In a 2017 academic working paper, economist Thomas Renault analyzed SEC pump-and-dump cases from 2002 to 2015. The paper found that press releases were the most common channel for distributing misleading claims, appearing in 73.3% of the cases.

"The crypto equivalent is similar. We've seen tokens that barely have any real user base jump in price after a series of press releases announcing partnerships or future plans (which often never materialize beyond the press release)," Chainstory reported.

On certain occasions, fraudulent press releases have successfully penetrated editorial safeguards. In 2021, a false press release claimed that retail giant Walmart had started accepting Litecoin (LTC), causing a 30% spike in the cryptocurrency's price. Walmart denied the claim, and the price quickly fell back down.

In a more recent incident, a platform impersonating Circle, the issuer of the USDC (USDC) stablecoin, attracted attention on Christmas Eve 2025 through a fraudulent press release announcing a new platform. The questionable venture's website has since been removed, but during its operational period, it encouraged visitors to connect their cryptocurrency wallets.

Circle distances itself from the fake press release on Christmas Eve
Circle distances itself from the fake press release on Christmas Eve. Source: Circle

Press releases have additionally been employed to construct fraudulent legitimacy gradually over extended periods rather than through isolated scam attempts.

For example, a July 2023 press release by defunct crypto exchange JPEX announced a partnership and presented itself as a licensed trading platform.

Two months later, Hong Kong's Securities and Futures Commission warned that the exchange was not licensed and had not applied for a license. JPEX soon became the center of what has been described as the largest crypto fraud case in the city.

The defunct exchange has since earned the dubious nickname of Hong Kong's FTX
The defunct exchange has since earned the dubious nickname of Hong Kong's FTX. Source: JPEX

Press releases between disclosure and abuse

Prior to cryptocurrency's entry into mainstream financial markets, press releases had already established themselves as a regular element in market manipulation investigations involving assets with limited trading activity.

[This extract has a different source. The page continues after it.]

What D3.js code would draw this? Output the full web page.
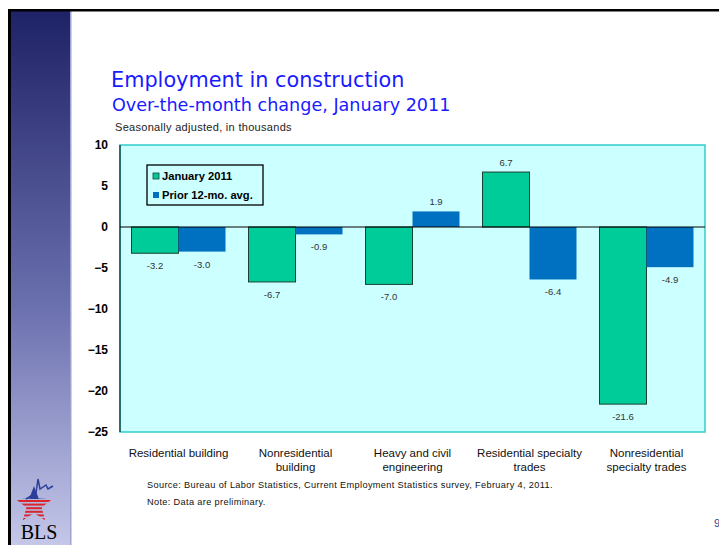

Chainstory's report identified a comparable trend within the cryptocurrency sector, where inexpensive distribution costs and insufficient gatekeeping mechanisms transform press releases into an accessible channel for questionable ventures to promote their preferred narratives.

Promotional activities and disclosure requirements represent legitimate business functions. However, when the predominant share of press release distribution originates from high-risk ventures and fraudulent schemes, volume ceases to serve as an indicator of credibility and instead reflects which entities are most aggressive in pursuing public attention.

Press releases continue to hold value as instruments for conveying official information to public audiences. The fundamental issue lies not within the format itself, but rather in the ease with which it can be manipulated given minimal oversight and frictionless distribution infrastructure.